(From Swazi Media Commentary 8 August 2009 www.swazimedia.blogspot.com)



    The Americans
 have stepped up the pressure on Swaziland to pass a law to outlaw human 
trafficking in the kingdom.

  The
Swazis have been given a deadline of mid September to get their house
in order. If they don’t aid worth up to 200 million dollars could be
withdrawn.

  As I reported in June 2009, women
and children in Swaziland are bought and sold for sex, domestic
servitude and forced labour, Swazi boys are trafficked for forced
labour in commercial agriculture and market vending. Some Swazi women
are forced into prostitution in South Africa and Mozambique after
voluntarily travelling to these countries in search of work.
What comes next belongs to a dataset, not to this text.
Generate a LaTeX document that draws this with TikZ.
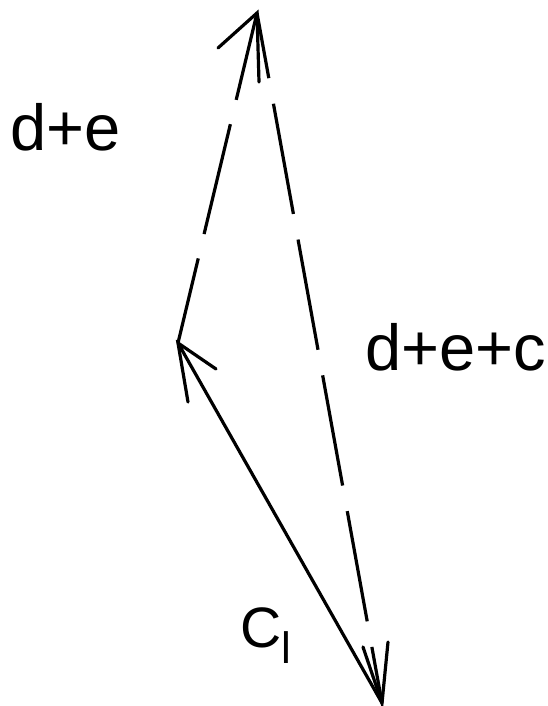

  Despite ample evidence that this was going on the Swazi Government did 
nothing about it, so the United States intervened to force Swaziland’s hand.

    Now Swaziland’s illegally-appointed Prime Minister Barnabas Dlamini has 
announced the
House of Assembly will rush through a new law outlawing human
trafficking, because he fears losing up to 200 million dollars of US
aid.

    We
should be pleased that some attempt is being made to address the issue
of forced labour, but we shouldn’t expect a good job to be down on the
parliamentary bill. The Swazi Parliament is pretty hopeless when it
comes to drafting legislation because often members of parliament don’t
understand what it is that is before them. Just look at the mess they
made last year with the Suppression of Terrorism Act and even today, four years 
after it was enacted, many parliamentarians can’t understand the Swaziland 
Constitution.



  Here’s
a flavour of the new People Trafficking and People Smuggling Bill: if
passed it will be illegal for anyone to promise someone a lucrative job
or marriage and fail to provide such a job whilst the worker is then
far from home. Can someone explain to me what that actually means?

  A sign of what might lay ahead come this week when MPs discussed the proposed 
new law and said it was dangerous to agree to it as it would set a bad 
precedent to have another country tell Swazis what to do.

  Others saw the new law as
an attack on Swazi culture. MP Petros Mavimbela told the House of
Assembly that ‘sometimes we marry people without the need to ask for
their permission as such is the Swazi culture’.

  The
clock is ticking. The Swazi House of Assembly has until 13 September to
meet its deadline. Who would bet on them to make it?